Type out the complete listing below word for word, without its pictures.

##### DATA SEGMENT

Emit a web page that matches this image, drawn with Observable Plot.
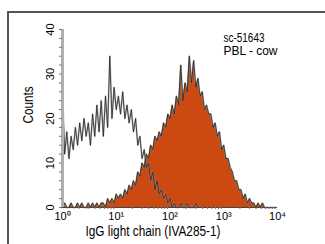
<!DOCTYPE html>
<html><head><meta charset="utf-8">
<script src="https://cdn.jsdelivr.net/npm/d3@7"></script>
<script src="https://cdn.jsdelivr.net/npm/@observablehq/plot@0.6"></script>
<style>
body{margin:0;background:#fff;}
#wrap{position:relative;width:325px;height:244px;overflow:hidden;}
#frame{position:absolute;left:7px;top:11px;right:-5px;bottom:-5px;border-top:2px solid #555;border-left:2px solid #555;pointer-events:none;}
#wrap svg{position:absolute;left:0;top:0;}
</style></head><body><div id="wrap"><div id="frame"></div></div>
<script>
// Histogram channels: log10 position of channel i = binStart + i * binStep
const binStart = 0;
const binStep = 0.04;
// Isotype control histogram (open)
const controlCounts = [26,12,17,11,16,13,18,14,19,15,20,16,19,14,21,16,23,17,24,16,25,18,34,20,27,22,25,21,26,20,23,19,22,17,20,14,16,11,13,9,10,6,8,4,6,3,4,2,3,1,2,0,1,0,0,1,0,0,1,0,0,0,1,0];
// Stained sample histogram (filled)
const sampleCounts = [0,1,0,0,1,0,0,1,0,1,0,0,1,0,1,0,1,0,1,1,0,2,1,2,1,3,2,3,2,4,3,5,4,6,5,8,7,10,9,12,11,14,13,16,15,17,16,19,18,21,20,23,21,25,23,32,24,28,26,34,28,33,27,29,25,26,22,23,21,21,18,19,16,17,13,14,11,11,9,8,6,6,4,4,2,3,1,2,1,1,0,1,0,1,0,0,0,0,0,0];
const xTicks = [1,10,100,1000,10000];
const xTickLabels = ["10\u2070","10\u00b9","10\u00b2","10\u00b3","10\u2074"];
const yTicks = [0,10,20,30,40];
const yMinorTicks = d3.range(0,41,2);
const xMinorTicks = [2,3,4,5,6,7,8,9,20,30,40,50,60,70,80,90,200,300,400,500,600,700,800,900,2000,3000,4000,5000,6000,7000,8000,9000];
const xTitle = "IgG light chain (IVA285-1)";
const yTitle = "Counts";
const noteLines = ["sc-51643", "PBL - cow"];

const toRows = counts => counts.map((c,i)=>({x: 10 ** (binStart + i*binStep), y: c}));
const control = toRows(controlCounts);
const sample = toRows(sampleCounts);
const font = "'Liberation Sans',Arial,sans-serif";

const plot = Plot.plot({
  width: 325, height: 244,
  marginLeft: 62, marginRight: 48, marginTop: 29, marginBottom: 37,
  style: {fontFamily: font, background: "transparent", color: "#000"},
  x: {type: "log", domain: [1, 10000], label: null},
  y: {domain: [0, 40], label: null},
  marks: [
    Plot.areaY(sample, {x: "x", y: "y", fill: "#cc4a12"}),
    Plot.lineY(sample, {x: "x", y: "y", stroke: "#888", strokeWidth: 1.8, strokeOpacity: 0.6}),
    Plot.lineY(sample, {x: "x", y: "y", stroke: "#222", strokeWidth: 0.8}),
    Plot.lineY(control, {x: "x", y: "y", stroke: "#999", strokeWidth: 1.8, strokeOpacity: 0.6}),
    Plot.lineY(control, {x: "x", y: "y", stroke: "#222", strokeWidth: 0.8}),
    Plot.ruleY([0], {stroke: "#444", strokeWidth: 1}),
    Plot.ruleX([1], {stroke: "#b0b0b0", strokeWidth: 3}),
    Plot.axisY({ticks: yMinorTicks, tickSize: 3, tickFormat: () => "", stroke: "#777", label: null}),
    Plot.axisX({ticks: xMinorTicks, tickSize: 2, tickFormat: () => "", stroke: "#777", label: null}),
    Plot.axisX({ticks: xTicks, tickSize: 0, tickPadding: 5, tickFormat: d => xTickLabels[xTicks.indexOf(d)], fontSize: 11, label: null}),
    Plot.text(yTicks, {x: 1, y: d => d, text: d => String(d), rotate: -90, dx: -12, fontSize: 11}),
    Plot.text([yTitle], {frameAnchor: "left", dx: -34, dy: 5, rotate: -90, fontSize: 14}),
    Plot.text([xTitle], {frameAnchor: "bottom", dx: -17, dy: 28, fontSize: 14}),
    Plot.text([noteLines[0]], {frameAnchor: "top-left", dx: 161, dy: 4, textAnchor: "start", fontSize: 12}),
    Plot.text([noteLines[1]], {frameAnchor: "top-left", dx: 161, dy: 17, textAnchor: "start", fontSize: 12})
  ]
});
// condense titles to match the narrow typeface of the original
const fit = {[xTitle]: 135, [yTitle]: 37, [noteLines[0]]: 41, [noteLines[1]]: 54};
d3.select(plot).selectAll("text").each(function(){
  const w = fit[this.textContent];
  if (w && this.childElementCount === 0) d3.select(this).attr("textLength", w).attr("lengthAdjust", "spacingAndGlyphs");
});
document.getElementById("wrap").prepend(plot);
</script>
</body></html>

##########

- [TASK ANSWER]:
Emit a web page that matches this image, drawn with Observable Plot.
<!DOCTYPE html>
<html><head><meta charset="utf-8">
<script src="https://cdn.jsdelivr.net/npm/d3@7"></script>
<script src="https://cdn.jsdelivr.net/npm/@observablehq/plot@0.6"></script>
<style>
body{margin:0;background:#fff;}
#wrap{position:relative;width:325px;height:244px;overflow:hidden;}
#frame{position:absolute;left:7px;top:11px;right:-5px;bottom:-5px;border-top:2px solid #555;border-left:2px solid #555;pointer-events:none;}
#wrap svg{position:absolute;left:0;top:0;}
</style></head><body><div id="wrap"><div id="frame"></div></div>
<script>
// Histogram channels: log10 position of channel i = binStart + i * binStep
const binStart = 0;
const binStep = 0.04;
// Isotype control histogram (open)
const controlCounts = [26,12,17,11,16,13,18,14,19,15,20,16,19,14,21,16,23,17,24,16,25,18,34,20,27,22,25,21,26,20,23,19,22,17,20,14,16,11,13,9,10,6,8,4,6,3,4,2,3,1,2,0,1,0,0,1,0,0,1,0,0,0,1,0];
// Stained sample histogram (filled)
const sampleCounts = [0,1,0,0,1,0,0,1,0,1,0,0,1,0,1,0,1,0,1,1,0,2,1,2,1,3,2,3,2,4,3,5,4,6,5,8,7,10,9,12,11,14,13,16,15,17,16,19,18,21,20,23,21,25,23,32,24,28,26,34,28,33,27,29,25,26,22,23,21,21,18,19,16,17,13,14,11,11,9,8,6,6,4,4,2,3,1,2,1,1,0,1,0,1,0,0,0,0,0,0];
const xTicks = [1,10,100,1000,10000];
const xTickLabels = ["10\u2070","10\u00b9","10\u00b2","10\u00b3","10\u2074"];
const yTicks = [0,10,20,30,40];
const yMinorTicks = d3.range(0,41,2);
const xMinorTicks = [2,3,4,5,6,7,8,9,20,30,40,50,60,70,80,90,200,300,400,500,600,700,800,900,2000,3000,4000,5000,6000,7000,8000,9000];
const xTitle = "IgG light chain (IVA285-1)";
const yTitle = "Counts";
const noteLines = ["sc-51643", "PBL - cow"];

const toRows = counts => counts.map((c,i)=>({x: 10 ** (binStart + i*binStep), y: c}));
const control = toRows(controlCounts);
const sample = toRows(sampleCounts);
const font = "'Liberation Sans',Arial,sans-serif";

const plot = Plot.plot({
  width: 325, height: 244,
  marginLeft: 62, marginRight: 48, marginTop: 29, marginBottom: 37,
  style: {fontFamily: font, background: "transparent", color: "#000"},
  x: {type: "log", domain: [1, 10000], label: null},
  y: {domain: [0, 40], label: null},
  marks: [
    Plot.areaY(sample, {x: "x", y: "y", fill: "#cc4a12"}),
    Plot.lineY(sample, {x: "x", y: "y", stroke: "#888", strokeWidth: 1.8, strokeOpacity: 0.6}),
    Plot.lineY(sample, {x: "x", y: "y", stroke: "#222", strokeWidth: 0.8}),
    Plot.lineY(control, {x: "x", y: "y", stroke: "#999", strokeWidth: 1.8, strokeOpacity: 0.6}),
    Plot.lineY(control, {x: "x", y: "y", stroke: "#222", strokeWidth: 0.8}),
    Plot.ruleY([0], {stroke: "#444", strokeWidth: 1}),
    Plot.ruleX([1], {stroke: "#b0b0b0", strokeWidth: 3}),
    Plot.axisY({ticks: yMinorTicks, tickSize: 3, tickFormat: () => "", stroke: "#777", label: null}),
    Plot.axisX({ticks: xMinorTicks, tickSize: 2, tickFormat: () => "", stroke: "#777", label: null}),
    Plot.axisX({ticks: xTicks, tickSize: 0, tickPadding: 5, tickFormat: d => xTickLabels[xTicks.indexOf(d)], fontSize: 11, label: null}),
    Plot.text(yTicks, {x: 1, y: d => d, text: d => String(d), rotate: -90, dx: -12, fontSize: 11}),
    Plot.text([yTitle], {frameAnchor: "left", dx: -34, dy: 5, rotate: -90, fontSize: 14}),
    Plot.text([xTitle], {frameAnchor: "bottom", dx: -17, dy: 28, fontSize: 14}),
    Plot.text([noteLines[0]], {frameAnchor: "top-left", dx: 161, dy: 4, textAnchor: "start", fontSize: 12}),
    Plot.text([noteLines[1]], {frameAnchor: "top-left", dx: 161, dy: 17, textAnchor: "start", fontSize: 12})
  ]
});
// condense titles to match the narrow typeface of the original
const fit = {[xTitle]: 135, [yTitle]: 37, [noteLines[0]]: 41, [noteLines[1]]: 54};
d3.select(plot).selectAll("text").each(function(){
  const w = fit[this.textContent];
  if (w && this.childElementCount === 0) d3.select(this).attr("textLength", w).attr("lengthAdjust", "spacingAndGlyphs");
});
document.getElementById("wrap").prepend(plot);
</script>
</body></html>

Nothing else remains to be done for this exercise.